U.S. Department of Agriculture: Forest Service -- National Agroforestry Center

 

Date of this Version

2008

Comments

Published in Weber, Samantha, and David Harmon, eds. 2008

Abstract

Natural resource managers and policy-makers need to understand the cultures and perspectives of ethnic minority communities in order to serve them effectively. In this exploratory study, we focus on Hmong Americans, perhaps the least-studied and -understood Asian ethnic group in the United States. The Hmong, who lived in the mountains of Laos,were relatively isolated until they were secretly recruited and armed by the United States Central Intelligence Agency in the early 1960s to fight the communist Pathet Lao and their North Vietnamese allies (Warner 1998).

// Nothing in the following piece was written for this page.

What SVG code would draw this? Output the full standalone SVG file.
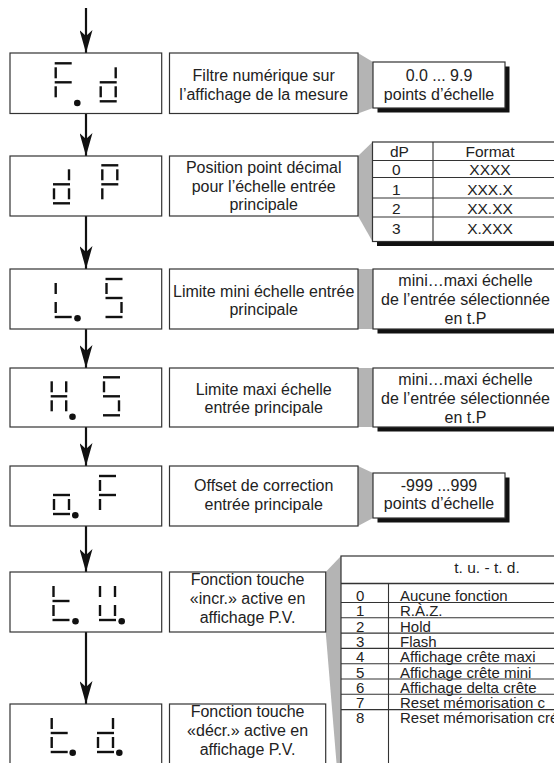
<svg xmlns="http://www.w3.org/2000/svg" width="554" height="763" viewBox="0 0 554 763">
<defs>
<style>
.bg{fill:#fff}
.box{fill:#fff;stroke:#333;stroke-width:1.2}
.sh{fill:#111}
.wg{fill:#b4b4b4}
.seg{stroke:#111;stroke-width:2.4;stroke-linecap:butt;fill:none}
.dot{fill:#111}
.t{font-family:"Liberation Sans",Arial,Helvetica,sans-serif;font-size:16px;fill:#222;text-anchor:middle}
.s{font-size:15.5px}
.r{font-size:15px}
.l{text-anchor:start}
.rule{stroke:#333;stroke-width:1.1}
.conn line{stroke:#111;stroke-width:2.2}
</style>
<marker id="ah" markerUnits="userSpaceOnUse" markerWidth="23" markerHeight="13" viewBox="0 0 23 13" refX="23" refY="6.5" orient="auto">
<path d="M0,0 L23,6.5 L0,13 L6,6.5 Z" fill="#111"/>
</marker>
</defs>
<rect class="bg" x="0" y="0" width="554" height="763"/>

<g id="connectors" class="conn">
<line x1="86" y1="8" x2="86" y2="53" marker-end="url(#ah)"/>
<line x1="86" y1="114" x2="86" y2="156" marker-end="url(#ah)"/>
<line x1="86" y1="216" x2="86" y2="269" marker-end="url(#ah)"/>
<line x1="86" y1="329" x2="86" y2="368" marker-end="url(#ah)"/>
<line x1="86" y1="427" x2="86" y2="466" marker-end="url(#ah)"/>
<line x1="86" y1="526" x2="86" y2="572" marker-end="url(#ah)"/>
<line x1="86" y1="632" x2="86" y2="704" marker-end="url(#ah)"/>
</g>

<!-- Step 1: F.d -->
<g id="disp-fd">
<rect class="box" x="10" y="53" width="151.7" height="60.5"/>
<g class="seg">
<line x1="54.7" y1="63.3" x2="71.7" y2="63.3"/><line x1="55.7" y1="67.3" x2="55.7" y2="78.3"/><line x1="54.7" y1="82.3" x2="71.7" y2="82.3"/><line x1="55.7" y1="86.3" x2="55.7" y2="97.3"/>
<line x1="115.7" y1="67.3" x2="115.7" y2="78.3"/><line x1="99.7" y1="82.3" x2="116.7" y2="82.3"/><line x1="100.7" y1="86.3" x2="100.7" y2="97.3"/><line x1="115.7" y1="86.3" x2="115.7" y2="97.3"/><line x1="99.7" y1="101.3" x2="116.7" y2="101.3"/>
</g>
<circle class="dot" cx="77.3" cy="103" r="3.3"/>
</g>
<g id="desc-fd">
<polygon class="wg" points="358,53 373,62 373,108 358,113.5"/>
<rect class="box" x="169.5" y="53" width="188.5" height="60.5"/>
<text class="t" x="263.7" y="81">Filtre numérique sur</text>
<text class="t" x="263.7" y="100">l’affichage de la mesure</text>
</g>
<g id="val-fd">
<rect class="sh" x="377.5" y="66.5" width="132" height="46"/>
<rect class="box" x="373" y="62" width="132" height="46"/>
<text class="t" x="439" y="81">0.0 ... 9.9</text>
<text class="t" x="439" y="100">points d’échelle</text>
</g>

<!-- Step 2: dP -->
<g id="disp-dp">
<rect class="box" x="10" y="156" width="151.7" height="60"/>
<g class="seg">
<line x1="69" y1="169.3" x2="69" y2="180.3"/><line x1="53" y1="184.3" x2="70" y2="184.3"/><line x1="54" y1="188.3" x2="54" y2="199.3"/><line x1="69" y1="188.3" x2="69" y2="199.3"/><line x1="53" y1="203.3" x2="70" y2="203.3"/>
<line x1="101.3" y1="165.3" x2="118.3" y2="165.3"/><line x1="102.3" y1="169.3" x2="102.3" y2="180.3"/><line x1="117.3" y1="169.3" x2="117.3" y2="180.3"/><line x1="101.3" y1="184.3" x2="118.3" y2="184.3"/><line x1="102.3" y1="188.3" x2="102.3" y2="199.3"/>
</g>
</g>
<g id="desc-dp">
<polygon class="wg" points="358,156 372.5,142 372.5,241.5 358,216"/>
<rect class="box" x="169.5" y="156" width="188.5" height="60"/>
<text class="t" x="263.7" y="173">Position point décimal</text>
<text class="t" x="263.7" y="191.5">pour l’échelle entrée</text>
<text class="t" x="263.7" y="210">principale</text>
</g>
<g id="table-dp">
<rect class="sh" x="377" y="146.5" width="200" height="99.5"/>
<rect class="box" x="372.5" y="142" width="200" height="99.5"/>
<line class="rule" x1="433" y1="142" x2="433" y2="241.5"/>
<line class="rule" x1="372.5" y1="160.5" x2="554" y2="160.5"/>
<line class="rule" x1="372.5" y1="177.5" x2="554" y2="177.5"/>
<line class="rule" x1="372.5" y1="198" x2="554" y2="198"/>
<line class="rule" x1="372.5" y1="217" x2="554" y2="217"/>
<text class="t s l" x="390" y="157">dP</text>
<text class="t s" x="490" y="157">Format</text>
<text class="t s l" x="392" y="175">0</text>
<text class="t s" x="490" y="175">XXXX</text>
<text class="t s l" x="392" y="194.5">1</text>
<text class="t s" x="490" y="194.5">XXX.X</text>
<text class="t s l" x="392" y="214">2</text>
<text class="t s" x="490" y="214">XX.XX</text>
<text class="t s l" x="392" y="234">3</text>
<text class="t s" x="490" y="234">X.XXX</text>
</g>

<!-- Step 3: L.S -->
<g id="disp-ls">
<rect class="box" x="10" y="269" width="151.7" height="60"/>
<g class="seg">
<line x1="55.7" y1="283" x2="55.7" y2="294"/><line x1="55.7" y1="302" x2="55.7" y2="313"/><line x1="54.7" y1="317" x2="71.7" y2="317"/>
<line x1="105.5" y1="279" x2="122.5" y2="279"/><line x1="106.5" y1="283" x2="106.5" y2="294"/><line x1="105.5" y1="298" x2="122.5" y2="298"/><line x1="121.5" y1="302" x2="121.5" y2="313"/><line x1="105.5" y1="317" x2="122.5" y2="317"/>
</g>
<circle class="dot" cx="77.5" cy="318.3" r="3.3"/>
</g>
<g id="desc-ls">
<rect class="wg" x="358" y="269" width="15" height="60"/>
<rect class="box" x="169.5" y="269" width="188.5" height="60"/>
<text class="t" x="263.7" y="296.5">Limite mini échelle entrée</text>
<text class="t" x="263.7" y="315">principale</text>
</g>
<g id="val-ls">
<rect class="sh" x="377.5" y="273.5" width="200" height="60"/>
<rect class="box" x="373" y="269" width="200" height="60"/>
<text class="t" x="465.5" y="286">mini…maxi échelle</text>
<text class="t" x="465.5" y="305">de l’entrée sélectionnée</text>
<text class="t" x="465.5" y="323.5">en t.P</text>
</g>

<!-- Step 4: H.S -->
<g id="disp-hs">
<rect class="box" x="10" y="368" width="151.7" height="59"/>
<g class="seg">
<line x1="51.7" y1="381.3" x2="51.7" y2="392.3"/><line x1="66.2" y1="381.3" x2="66.2" y2="392.3"/><line x1="50.7" y1="396.3" x2="67.2" y2="396.3"/><line x1="51.7" y1="400.3" x2="51.7" y2="411.3"/><line x1="66.2" y1="400.3" x2="66.2" y2="411.3"/>
<line x1="103" y1="377.3" x2="120" y2="377.3"/><line x1="104" y1="381.3" x2="104" y2="392.3"/><line x1="103" y1="396.3" x2="120" y2="396.3"/><line x1="119" y1="400.3" x2="119" y2="411.3"/><line x1="103" y1="415.3" x2="120" y2="415.3"/>
</g>
<circle class="dot" cx="72.5" cy="416.7" r="3.3"/>
</g>
<g id="desc-hs">
<rect class="wg" x="358" y="368" width="15" height="59"/>
<rect class="box" x="169.5" y="368" width="188.5" height="59"/>
<text class="t" x="263.7" y="394.5">Limite maxi échelle</text>
<text class="t" x="263.7" y="413">entrée principale</text>
</g>
<g id="val-hs">
<rect class="sh" x="377.5" y="372.5" width="200" height="59"/>
<rect class="box" x="373" y="368" width="200" height="59"/>
<text class="t" x="465.5" y="385">mini…maxi échelle</text>
<text class="t" x="465.5" y="404">de l’entrée sélectionnée</text>
<text class="t" x="465.5" y="422.5">en t.P</text>
</g>

<!-- Step 5: o.F -->
<g id="disp-of">
<rect class="box" x="10" y="466" width="151.7" height="60"/>
<g class="seg">
<line x1="53" y1="495" x2="70" y2="495"/><line x1="54" y1="499" x2="54" y2="510"/><line x1="69" y1="499" x2="69" y2="510"/><line x1="53" y1="514" x2="70" y2="514"/>
<line x1="99" y1="476" x2="116" y2="476"/><line x1="100" y1="480" x2="100" y2="491"/><line x1="99" y1="495" x2="116" y2="495"/><line x1="100" y1="499" x2="100" y2="510"/>
</g>
<circle class="dot" cx="75.3" cy="515.3" r="3.3"/>
</g>
<g id="desc-of">
<polygon class="wg" points="358,466 373,473 373,518 358,526"/>
<rect class="box" x="169.5" y="466" width="188.5" height="60"/>
<text class="t" x="263.7" y="491">Offset de correction</text>
<text class="t" x="263.7" y="509.5">entrée principale</text>
</g>
<g id="val-of">
<rect class="sh" x="377.5" y="477.5" width="132" height="45"/>
<rect class="box" x="373" y="473" width="132" height="45"/>
<text class="t" x="439" y="490.5">-999 ...999</text>
<text class="t" x="439" y="509">points d’échelle</text>
</g>

<!-- Step 6: t.u -->
<g id="disp-tu">
<rect class="box" x="10" y="572" width="151.7" height="60"/>
<g class="seg">
<line x1="53.5" y1="586" x2="53.5" y2="597"/><line x1="52.5" y1="601" x2="69.5" y2="601"/><line x1="53.5" y1="605" x2="53.5" y2="616"/><line x1="52.5" y1="620" x2="69.5" y2="620"/>
<line x1="100" y1="586" x2="100" y2="597"/><line x1="115" y1="586" x2="115" y2="597"/><line x1="100" y1="605" x2="100" y2="616"/><line x1="115" y1="605" x2="115" y2="616"/><line x1="99" y1="620" x2="116" y2="620"/>
</g>
<circle class="dot" cx="75.5" cy="621.2" r="3.3"/>
<circle class="dot" cx="121.7" cy="621.2" r="3.3"/>
</g>
<g id="desc-tu">
<polygon class="wg" points="325.7,572 341,556 341,763 336.5,763 325.7,632"/>
<rect class="box" x="169.5" y="572" width="156.2" height="60"/>
<text class="t" x="247.6" y="584.5">Fonction touche</text>
<text class="t" x="247.6" y="603.5">«incr.» active en</text>
<text class="t" x="247.6" y="622.5">affichage P.V.</text>
</g>

<!-- Step 7: t.d -->
<g id="disp-td">
<rect class="box" x="10" y="704" width="151.7" height="80"/>
<g class="seg">
<line x1="51.7" y1="718" x2="51.7" y2="729"/><line x1="50.7" y1="733" x2="67.7" y2="733"/><line x1="51.7" y1="737" x2="51.7" y2="748"/><line x1="50.7" y1="752" x2="67.7" y2="752"/>
<line x1="113" y1="718" x2="113" y2="729"/><line x1="97" y1="733" x2="114" y2="733"/><line x1="98" y1="737" x2="98" y2="748"/><line x1="113" y1="737" x2="113" y2="748"/><line x1="97" y1="752" x2="114" y2="752"/>
</g>
<circle class="dot" cx="72.7" cy="752.7" r="3.3"/>
<circle class="dot" cx="119.3" cy="752.7" r="3.3"/>
</g>
<g id="desc-td">
<rect class="box" x="169.5" y="704" width="156.2" height="80"/>
<text class="t" x="247.6" y="716.5">Fonction touche</text>
<text class="t" x="247.6" y="735.5">«décr.» active en</text>
<text class="t" x="247.6" y="754.5">affichage P.V.</text>
</g>

<!-- Shared table for t.u / t.d -->
<g id="table-tutd">
<rect class="box" x="341" y="556" width="230" height="240"/>
<line class="rule" x1="341" y1="583.5" x2="554" y2="583.5" style="stroke-width:1.5"/>
<line class="rule" x1="388.5" y1="583.5" x2="388.5" y2="763"/>
<line class="rule" x1="341" y1="602.5" x2="554" y2="602.5"/>
<line class="rule" x1="341" y1="617.8" x2="554" y2="617.8"/>
<line class="rule" x1="341" y1="633.1" x2="554" y2="633.1"/>
<line class="rule" x1="341" y1="648.4" x2="554" y2="648.4"/>
<line class="rule" x1="341" y1="663.7" x2="554" y2="663.7"/>
<line class="rule" x1="341" y1="679" x2="554" y2="679"/>
<line class="rule" x1="341" y1="694.3" x2="554" y2="694.3"/>
<line class="rule" x1="341" y1="709.6" x2="554" y2="709.6"/>
<text class="t s" x="487" y="573">t. u. - t. d.</text>
<text class="t r l" x="356" y="601">0</text><text class="t r l" x="400" y="601">Aucune fonction</text>
<text class="t r l" x="356" y="616.3">1</text><text class="t r l" x="400" y="616.3">R.À.Z.</text>
<text class="t r l" x="356" y="631.6">2</text><text class="t r l" x="400" y="631.6">Hold</text>
<text class="t r l" x="356" y="646.9">3</text><text class="t r l" x="400" y="646.9">Flash</text>
<text class="t r l" x="356" y="662.2">4</text><text class="t r l" x="400" y="662.2">Affichage crête maxi</text>
<text class="t r l" x="356" y="677.5">5</text><text class="t r l" x="400" y="677.5">Affichage crête mini</text>
<text class="t r l" x="356" y="692.8">6</text><text class="t r l" x="400" y="692.8">Affichage delta crête</text>
<text class="t r l" x="356" y="708.1">7</text><text class="t r l" x="400" y="708.1">Reset mémorisation c</text>
<text class="t r l" x="356" y="723.4">8</text><text class="t r l" x="400" y="723.4">Reset mémorisation cré</text>
</g>
</svg>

When the Americans abruptly withdrew from Vietnam and Laos and the pro-American Royal Laotian government collapsed in 1975, the Hmong fled persecution and annihilation from the new communist regime. Laotian Hmong refugees came to the United States in the years following the war in Vietnam and Laos. The number of Hmong refugees grew rapidly in the late 1970s and reached a peak of about 27,000 admitted to the United States in 1980. The Hmong are now the third-largest Southeast Asian group in the U.S. after Vietnamese and Cambodian, with the largest Hmong populations in California (65,095), Minnesota (41,800) and Wisconsin (33,791) (HNDI and HCRC 2004). All other states have a combined total of only 28,742 Hmong.